There are a million and one ways to reduce our impact on the environment (check out a previous post on the subject here) yet our planet is suffering more and more every day. Here are a handful of my favorite tips (food-related) for treading lightly (I know many of you already do these things, but its still fun to share):

1. Use canvas/cloth/fabric shopping bags instead of plastic. Not only are they roomier than plastic, but they  have nice straps so that you can carry them over your shoulders. They are prettier, last longer (sturdier!!) and can be washed. Most importantly, they don’t end up in landfills or as litter on the street like plastic bags do. If you want more information on how terrible plastic bags are for the environment visit this website (you can purchase reusable bags from the site as well). Or, check out Jessica’s post on how she made her own bags from old t-shirts!!! Crafty, crafty!!!

2. Stop using plastic produce bags at the grocery store. Tim and I made a bunch of our own bulk food and produce bags last year.  You can also buy some pretty nifty bags online if you aren’t a sewer. Here are two of my favorites: Qwerty O and Kootsac. I understand that not all grocery stores will allow customers to use their own produce bags, but I’ve never had any troubles. If you shop at co-ops or other local stores, you could try bringing in clean containers for purchasing liquid bulk items like agave or maple syrup. Lots of places will even let you bring in jars to fill with dry bulk goods. Just make sure to tare the weight of the container first!!!

3. Reuse  packaging. When Tim and I buy packaged cereal, we save the inner sleeve and use it to store raisins or other dried fruits. We will also wrap sammies in them for packable lunches. The cardboard box becomes scratch paper or packing material for mailing gifts. Bread bags become a way to store kale or carrots in the fridge. You get the idea. We try really hard to avoid plastic packaging, but it isn’t always possible. Just do the best you can.

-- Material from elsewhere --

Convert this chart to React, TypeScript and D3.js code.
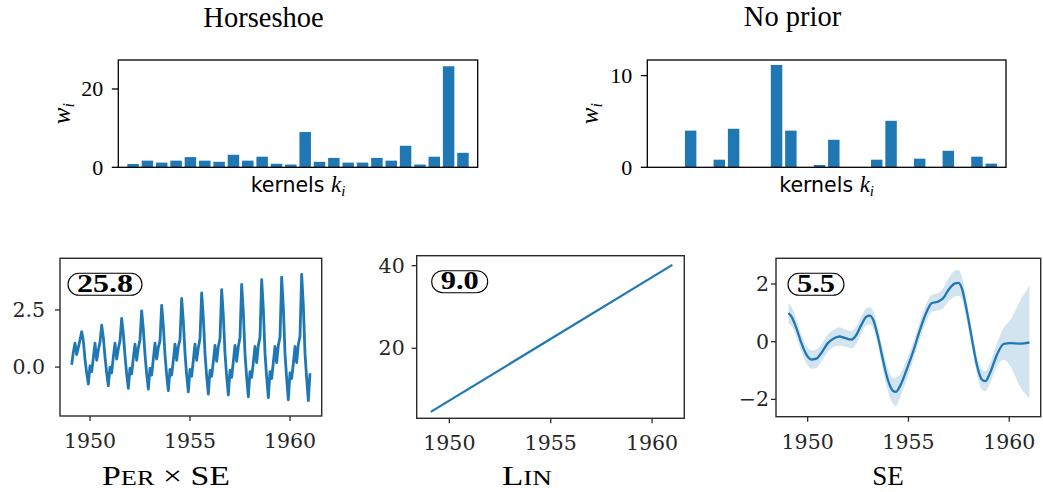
import React from "react";
import * as d3 from "d3";

// ---- kernel weights (top row) ----
const kernelIds = d3.range(24).map((i) => `k${i + 1}`);
const horseshoeWeights = [
  0.84, 1.7, 1.2, 1.7, 2.6, 1.7, 1.4, 3.2, 1.7, 2.7, 0.9, 0.7,
  9.0, 1.4, 2.4, 1.2, 1.2, 2.4, 1.7, 5.5, 0.7, 2.7, 25.8, 3.7,
];
const noPriorWeights = [
  0, 0, 4.0, 0, 0.83, 4.2, 0, 0, 11.16, 4.0, 0, 0.25,
  3.0, 0, 0, 0.83, 5.07, 0, 0.94, 0, 1.8, 0, 1.16, 0.4,
];

// ---- component posterior means (bottom row) ----
// monthly grid for the periodic component
const perSeMonths = d3.range(144).map((i) => 1949 + (i + 1) / 12);
const perSeValues = [
  0.10, 0.65, 1.05, 0.55, 0.85, 1.20, 1.55, 1.15, 0.35, -0.25, -0.74, 0.05,
  -0.20, 0.40, 1.05, 0.30, 0.75, 1.10, 1.83, 1.30, 0.45, -0.25, -0.82, 0.00,
  -0.25, 0.45, 1.05, 0.35, 0.80, 1.15, 2.13, 1.45, 0.50, -0.30, -0.93, -0.05,
  -0.30, 0.40, 1.00, 0.30, 0.85, 1.20, 2.46, 1.65, 0.55, -0.30, -0.96, -0.05,
  -0.35, 0.35, 1.05, 0.35, 0.85, 1.15, 2.70, 1.80, 0.55, -0.35, -1.03, -0.10,
  -0.35, 0.30, 1.00, 0.30, 0.90, 1.20, 3.00, 2.00, 0.60, -0.35, -1.08, -0.10,
  -0.40, 0.30, 1.00, 0.30, 0.85, 1.25, 3.25, 2.15, 0.60, -0.40, -1.18, -0.15,
  -0.40, 0.25, 0.95, 0.25, 0.90, 1.25, 3.39, 2.25, 0.60, -0.40, -1.22, -0.15,
  -0.45, 0.25, 0.95, 0.25, 0.90, 1.30, 3.62, 2.40, 0.60, -0.45, -1.30, -0.20,
  -0.45, 0.20, 0.90, 0.20, 0.95, 1.30, 3.83, 2.55, 0.60, -0.45, -1.34, -0.20,
  -0.50, 0.20, 0.90, 0.20, 0.95, 1.30, 3.94, 2.60, 0.60, -0.50, -1.43, -0.25,
  -0.50, 0.15, 0.90, 0.20, 1.00, 1.35, 4.06, 2.70, 0.60, -0.50, -1.47, -0.27,
];

const linYears = [1949.083, 1961.0];
const linValues = [4.6, 40.2];

const seYears = [
  1949.05, 1949.2, 1949.44, 1949.69, 1949.94, 1950.18, 1950.43, 1950.68,
  1951.0, 1951.34, 1951.59, 1951.84, 1952.17, 1952.42, 1952.67, 1952.92,
  1953.08, 1953.25, 1953.5, 1953.75, 1954.0, 1954.24, 1954.38, 1954.58,
  1954.91, 1955.24, 1955.57, 1955.91, 1956.15, 1956.48, 1956.73, 1956.98,
  1957.31, 1957.48, 1957.65, 1957.9, 1958.14, 1958.39, 1958.64, 1958.81,
  1959.05, 1959.39, 1959.72, 1960.05, 1960.55, 1961.0,
];
const seMean = [
  0.99, 0.87, 0.47, -0.05, -0.45, -0.62, -0.59, -0.39,
  -0.05, 0.13, 0.18, 0.13, 0.07, 0.24, 0.59, 0.87,
  0.9, 0.76, 0.13, -0.68, -1.37, -1.71, -1.74, -1.54,
  -0.97, -0.33, 0.41, 1.05, 1.33, 1.39, 1.51, 1.79,
  2.02, 2.04, 1.85, 1.05, 0.13, -0.79, -1.31, -1.37,
  -1.08, -0.45, -0.08, -0.05, -0.07, -0.02,
];
const seHalfWidth = [
  0.35, 0.33, 0.3, 0.3, 0.3, 0.32, 0.32, 0.3,
  0.3, 0.3, 0.32, 0.3, 0.3, 0.3, 0.3, 0.3,
  0.3, 0.3, 0.3, 0.35, 0.4, 0.45, 0.5, 0.4,
  0.35, 0.3, 0.3, 0.3, 0.3, 0.3, 0.35, 0.4,
  0.45, 0.45, 0.4, 0.35, 0.3, 0.3, 0.35, 0.35,
  0.35, 0.4, 0.55, 0.8, 1.5, 1.95,
];

const componentScores = ["25.8", "9.0", "5.5"];
const yearTicks = [1950, 1955, 1960];

const BLUE = "#1f77b4";
const SERIF = "'Liberation Serif', 'DejaVu Serif', serif";
const TICK_SERIF = "'DejaVu Serif', serif";

type Frame = { x0: number; x1: number; y0: number; y1: number };

function BarPanel(props: {
  frame: Frame;
  values: number[];
  yMax: number;
  yTicks: number[];
  title: string;
  titleX: number;
  titleY: number;
  ylabelX: number;
}) {
  const { frame, values, yMax, yTicks, title, titleX, titleY, ylabelX } = props;
  const x = d3
    .scaleBand<string>()
    .domain(kernelIds)
    .range([frame.x0 + 9, frame.x1 - 9])
    .paddingInner(0.2)
    .paddingOuter(0);
  const y = d3.scaleLinear().domain([0, yMax]).range([frame.y1, frame.y0]);
  const cx = (frame.x0 + frame.x1) / 2;
  return (
    <g>
      <text x={titleX} y={titleY} textAnchor="middle" fontFamily={SERIF} fontSize={28.5} fill="#000">
        {title}
      </text>
      {values.map((v, i) =>
        v > 0 ? (
          <rect
            key={i}
            x={x(kernelIds[i])}
            width={x.bandwidth()}
            y={y(v)}
            height={y(0) - y(v)}
            fill={BLUE}
          />
        ) : null
      )}
      <rect
        x={frame.x0}
        y={frame.y0}
        width={frame.x1 - frame.x0}
        height={frame.y1 - frame.y0}
        fill="none"
        stroke="#000"
        strokeWidth={1.3}
      />
      {yTicks.map((t) => (
        <g key={t}>
          <line x1={frame.x0 - 6.5} x2={frame.x0} y1={y(t)} y2={y(t)} stroke="#000" strokeWidth={1.3} />
          <text
            x={frame.x0 - 15}
            y={y(t) + 7.5}
            textAnchor="end"
            fontFamily={SERIF}
            fontSize={22}
            fill="#000"
          >
            {t}
          </text>
        </g>
      ))}
      <text
        transform={`translate(${ylabelX},${(frame.y0 + frame.y1) / 2}) rotate(-90)`}
        textAnchor="middle"
        fontFamily={SERIF}
        fontSize={25}
        fill="#000"
      >
        <tspan fontStyle="italic">w</tspan>
        <tspan fontStyle="italic" fontSize={16} dy={4}>
          i
        </tspan>
      </text>
      <text x={cx} y={frame.y1 + 24.5} textAnchor="middle" fontFamily="'DejaVu Sans', sans-serif" fontSize={20.5} fill="#000">
        kernels{" "}
        <tspan fontFamily={SERIF} fontStyle="italic" fontSize={23}>
          k
        </tspan>
        <tspan fontFamily={SERIF} fontStyle="italic" fontSize={15} dy={4}>
          i
        </tspan>
      </text>
    </g>
  );
}

function ScoreBadge(props: { x: number; y: number; w: number; label: string }) {
  const { x, y, w, label } = props;
  const h = 22;
  return (
    <g>
      <rect x={x} y={y} width={w} height={h} rx={h / 2} ry={h / 2} fill="#fff" stroke="#000" strokeWidth={1.1} />
      <text
        x={x + w / 2}
        y={y + h - 3.5}
        textAnchor="middle"
        fontFamily={SERIF}
        fontWeight="bold"
        fontSize={25}
        textLength={w - 18}
        lengthAdjust="spacingAndGlyphs"
        fill="#000"
      >
        {label}
      </text>
    </g>
  );
}

function TimePanel(props: {
  frame: Frame;
  xDomain: [number, number];
  yDomain: [number, number];
  yTicks: number[];
  yFormat: (v: number) => string;
  yLabelGap: number;
  children: (x: d3.ScaleLinear<number, number>, y: d3.ScaleLinear<number, number>) => React.ReactNode;
  badge: { dx: number; w: number; label: string };
  xlabel: React.ReactNode;
}) {
  const { frame, xDomain, yDomain, yTicks, yFormat, yLabelGap, children, badge, xlabel } = props;
  const x = d3.scaleLinear().domain(xDomain).range([frame.x0, frame.x1]);
  const y = d3.scaleLinear().domain(yDomain).range([frame.y1, frame.y0]);
  const axisColor = "#2a2a2a";
  return (
    <g>
      {children(x, y)}
      <rect
        x={frame.x0}
        y={frame.y0}
        width={frame.x1 - frame.x0}
        height={frame.y1 - frame.y0}
        fill="none"
        stroke={axisColor}
        strokeWidth={1.4}
      />
      {yearTicks.map((t) => (
        <g key={t}>
          <line x1={x(t)} x2={x(t)} y1={frame.y1} y2={frame.y1 + 5} stroke={axisColor} strokeWidth={1.3} />
          <text x={x(t)} y={frame.y1 + 32} textAnchor="middle" fontFamily={TICK_SERIF} fontSize={20.5} fill="#262626">
            {t}
          </text>
        </g>
      ))}
      {yTicks.map((t) => (
        <g key={t}>
          <line x1={frame.x0 - 5} x2={frame.x0} y1={y(t)} y2={y(t)} stroke={axisColor} strokeWidth={1.3} />
          <text x={frame.x0 - yLabelGap} y={y(t) + 7} textAnchor="end" fontFamily={TICK_SERIF} fontSize={20.5} fill="#262626">
            {yFormat(t)}
          </text>
        </g>
      ))}
      <ScoreBadge x={frame.x0 + badge.dx} y={frame.y0 + 15} w={badge.w} label={badge.label} />
      {xlabel}
    </g>
  );
}

export default function App() {
  const left: Frame = { x0: 118.3, x1: 477.7, y0: 60, y1: 167.3 };
  const right: Frame = { x0: 647.3, x1: 1006, y0: 60, y1: 167.3 };

  const p1: Frame = { x0: 60, x1: 321.7, y0: 258.3, y1: 416 };
  const p2: Frame = { x0: 416.7, x1: 684.3, y0: 255.7, y1: 418.3 };
  const p3: Frame = { x0: 776, x1: 1040.7, y0: 258.3, y1: 416.7 };

  const perSe = perSeMonths.map((t, i) => [t, perSeValues[i]] as [number, number]);
  const lin = linYears.map((t, i) => [t, linValues[i]] as [number, number]);
  const se = seYears.map((t, i) => ({ t, m: seMean[i], h: seHalfWidth[i] }));

  const minus = (v: number) => (v < 0 ? `\u2212${Math.abs(v)}` : `${v}`);

  return (
    <svg
      width={1043}
      height={492}
      viewBox="0 0 1043 492"
      style={{ position: "absolute", left: 0, top: 0, background: "#fff" }}
    >
      <rect width={1043} height={492} fill="#fff" />
      <BarPanel
        frame={left}
        values={horseshoeWeights}
        yMax={27.4}
        yTicks={[0, 20]}
        title="Horseshoe"
        titleX={263.5}
        titleY={27}
        ylabelX={70}
      />
      <BarPanel
        frame={right}
        values={noPriorWeights}
        yMax={11.7}
        yTicks={[0, 10]}
        title="No prior"
        titleX={792.5}
        titleY={26}
        ylabelX={598}
      />

      <TimePanel
        frame={p1}
        xDomain={[1948.5, 1961.585]}
        yDomain={[-2.14, 4.76]}
        yTicks={[0, 2.5]}
        yFormat={(v) => v.toFixed(1)}
        yLabelGap={15}
        badge={{ dx: 8, w: 74, label: componentScores[0] }}
        xlabel={
          <text
            x={166}
            y={485}
            textAnchor="middle"
            fontFamily={SERIF}
            fontSize={27}
            textLength={128}
            lengthAdjust="spacingAndGlyphs"
            fill="#000"
          >
            P<tspan fontSize={21}>ER</tspan> × SE
          </text>
        }
      >
        {(x, y) => (
          <path
            d={d3.line<[number, number]>().x((d) => x(d[0])).y((d) => y(d[1]))(perSe) ?? ""}
            fill="none"
            stroke={BLUE}
            strokeWidth={2.8}
            strokeLinejoin="round"
          />
        )}
      </TimePanel>

      <TimePanel
        frame={p2}
        xDomain={[1948.39, 1961.59]}
        yDomain={[3.05, 42.42]}
        yTicks={[20, 40]}
        yFormat={(v) => `${v}`}
        yLabelGap={12}
        badge={{ dx: 15, w: 56, label: componentScores[1] }}
        xlabel={
          <text
            x={527}
            y={485}
            textAnchor="middle"
            fontFamily={SERIF}
            fontSize={27}
            textLength={50}
            lengthAdjust="spacingAndGlyphs"
            fill="#000"
          >
            L<tspan fontSize={21}>IN</tspan>
          </text>
        }
      >
        {(x, y) => (
          <path
            d={d3.line<[number, number]>().x((d) => x(d[0])).y((d) => y(d[1]))(lin) ?? ""}
            fill="none"
            stroke={BLUE}
            strokeWidth={2.2}
          />
        )}
      </TimePanel>

      <TimePanel
        frame={p3}
        xDomain={[1948.43, 1961.56]}
        yDomain={[-2.6, 2.89]}
        yTicks={[-2, 0, 2]}
        yFormat={minus}
        yLabelGap={7}
        badge={{ dx: 12, w: 56, label: componentScores[2] }}
        xlabel={
          <text x={888} y={485} textAnchor="middle" fontFamily={SERIF} fontSize={27} fill="#000">
            SE
          </text>
        }
      >
        {(x, y) => (
          <g>
            <path
              d={
                d3
                  .area<{ t: number; m: number; h: number }>()
                  .x((d) => x(d.t))
                  .y0((d) => y(d.m - d.h))
                  .y1((d) => y(d.m + d.h))
                  .curve(d3.curveMonotoneX)(se) ?? ""
              }
              fill={BLUE}
              fillOpacity={0.2}
              stroke="none"
            />
            <path
              d={
                d3
                  .line<{ t: number; m: number; h: number }>()
                  .x((d) => x(d.t))
                  .y((d) => y(d.m))
                  .curve(d3.curveMonotoneX)(se) ?? ""
              }
              fill="none"
              stroke={BLUE}
              strokeWidth={2.3}
            />
          </g>
        )}
      </TimePanel>
    </svg>
  );
}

4. Buy foods in bulk. This tip is a combination of the last two tips. If you buy in bulk, you save money and eliminate wasteful packaging. Plus, there is such a great variety of bulk foods – it’s so much fun to cruise down bulk food aisles!!!

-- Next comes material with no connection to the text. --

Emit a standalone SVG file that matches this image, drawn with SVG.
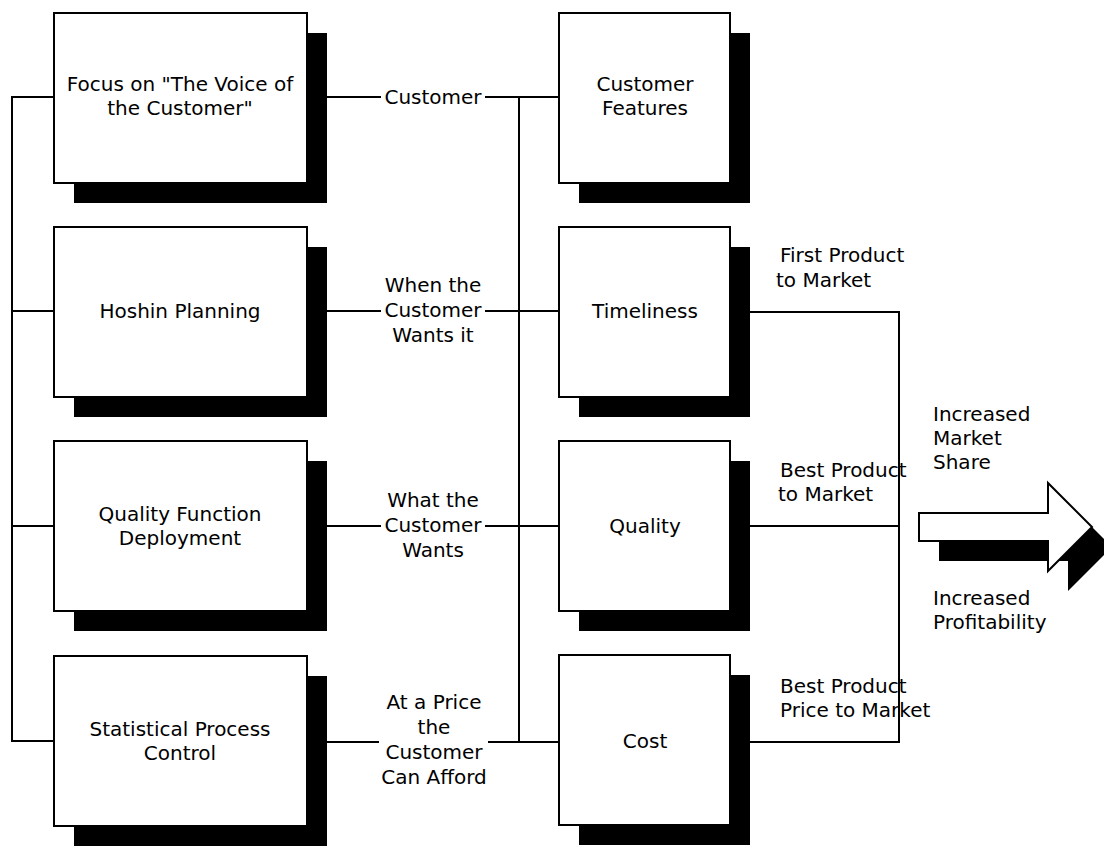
<svg xmlns="http://www.w3.org/2000/svg" width="1104" height="854" viewBox="0 0 1104 854">
<style>
.box{fill:#fff;stroke:#000;stroke-width:2}
.sh{fill:#000}
.ln{fill:none;stroke:#000;stroke-width:2}
text{font-family:"DejaVu Sans",sans-serif;font-size:20px;fill:#000}
.c{text-anchor:middle}
</style>
<rect width="1104" height="854" fill="#fff"/>
<g id="connectors">
<polyline class="ln" points="54,97 12,97 12,741 54,741"/>
<line class="ln" x1="12" y1="311" x2="54" y2="311"/>
<line class="ln" x1="12" y1="526" x2="54" y2="526"/>
<line class="ln" x1="327" y1="97" x2="381" y2="97"/>
<line class="ln" x1="485" y1="97" x2="559" y2="97"/>
<line class="ln" x1="327" y1="311" x2="381" y2="311"/>
<line class="ln" x1="485" y1="311" x2="559" y2="311"/>
<line class="ln" x1="327" y1="526" x2="381" y2="526"/>
<line class="ln" x1="485" y1="526" x2="559" y2="526"/>
<line class="ln" x1="327" y1="742" x2="379" y2="742"/>
<line class="ln" x1="488" y1="742" x2="559" y2="742"/>
<line class="ln" x1="519" y1="97" x2="519" y2="742"/>
<polyline class="ln" points="750,312 899,312 899,742 750,742"/>
<line class="ln" x1="750" y1="526" x2="899" y2="526"/>
</g>
<g id="focus">
<rect class="sh" x="74" y="33" width="253" height="170"/>
<rect class="box" x="54" y="13" width="253" height="170"/>
<text class="c" x="180" y="91">Focus on "The Voice of</text>
<text class="c" x="180" y="115">the Customer"</text>
</g>
<g id="hoshin">
<rect class="sh" x="74" y="247" width="253" height="170"/>
<rect class="box" x="54" y="227" width="253" height="170"/>
<text class="c" x="180" y="318">Hoshin Planning</text>
</g>
<g id="qfd">
<rect class="sh" x="74" y="461" width="253" height="170"/>
<rect class="box" x="54" y="441" width="253" height="170"/>
<text class="c" x="180" y="521">Quality Function</text>
<text class="c" x="180" y="545">Deployment</text>
</g>
<g id="spc">
<rect class="sh" x="74" y="676" width="253" height="170"/>
<rect class="box" x="54" y="656" width="253" height="170"/>
<text class="c" x="180" y="736">Statistical Process</text>
<text class="c" x="180" y="760">Control</text>
</g>
<g id="label-customer">
<text class="c" x="433" y="104">Customer</text>
</g>
<g id="label-when">
<text class="c" x="433" y="292">When the</text>
<text class="c" x="433" y="317">Customer</text>
<text class="c" x="433" y="342">Wants it</text>
</g>
<g id="label-what">
<text class="c" x="433" y="507">What the</text>
<text class="c" x="433" y="532">Customer</text>
<text class="c" x="433" y="557">Wants</text>
</g>
<g id="label-price">
<text class="c" x="434" y="709">At a Price</text>
<text class="c" x="434" y="734">the</text>
<text class="c" x="434" y="759">Customer</text>
<text class="c" x="434" y="784">Can Afford</text>
</g>
<g id="features">
<rect class="sh" x="579" y="33" width="171" height="170"/>
<rect class="box" x="559" y="13" width="171" height="170"/>
<text class="c" x="645" y="91">Customer</text>
<text class="c" x="645" y="115">Features</text>
</g>
<g id="timeliness">
<rect class="sh" x="579" y="247" width="171" height="170"/>
<rect class="box" x="559" y="227" width="171" height="170"/>
<text class="c" x="645" y="318">Timeliness</text>
</g>
<g id="quality">
<rect class="sh" x="579" y="461" width="171" height="170"/>
<rect class="box" x="559" y="441" width="171" height="170"/>
<text class="c" x="645" y="533">Quality</text>
</g>
<g id="cost">
<rect class="sh" x="579" y="675" width="171" height="170"/>
<rect class="box" x="559" y="655" width="171" height="170"/>
<text class="c" x="645" y="748">Cost</text>
</g>
<g id="outcomes">
<text x="780" y="262">First Product</text>
<text x="776" y="287">to Market</text>
<text x="780" y="477">Best Product</text>
<text x="778" y="501">to Market</text>
<text x="780" y="693">Best Product</text>
<text x="780" y="717">Price to Market</text>
</g>
<g id="arrow">
<polygon class="sh" points="939,533 1068,533 1068,503 1112,547 1068,591 1068,561 939,561"/>
<polygon class="box" points="919,513 1048,513 1048,483 1092,527 1048,571 1048,541 919,541"/>
<text x="933" y="421">Increased</text>
<text x="933" y="445">Market</text>
<text x="933" y="469">Share</text>
<text x="933" y="605">Increased</text>
<text x="933" y="629">Profitability</text>
</g>
</svg>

5. Save veggie scraps (ends of carrots, tops of onions, leafy celery bits, mushroom stems, etc) in a container in your freezer. When your container is full, you can make veggie broth! I don’t do this enough, but I should!

6. Buy local, seasonal, and organic whenever possible. I know this is a tough one, but it is incredibly rewarding. Shop at farmers markets! Buying locally means less fuel wasted in transfer = less pollution. You are also supporting local farmers which is mighty nice! When you buy what is in season, you get yummy, fresh, happy produce!!!

Those are my favorite tips! What are some of yours?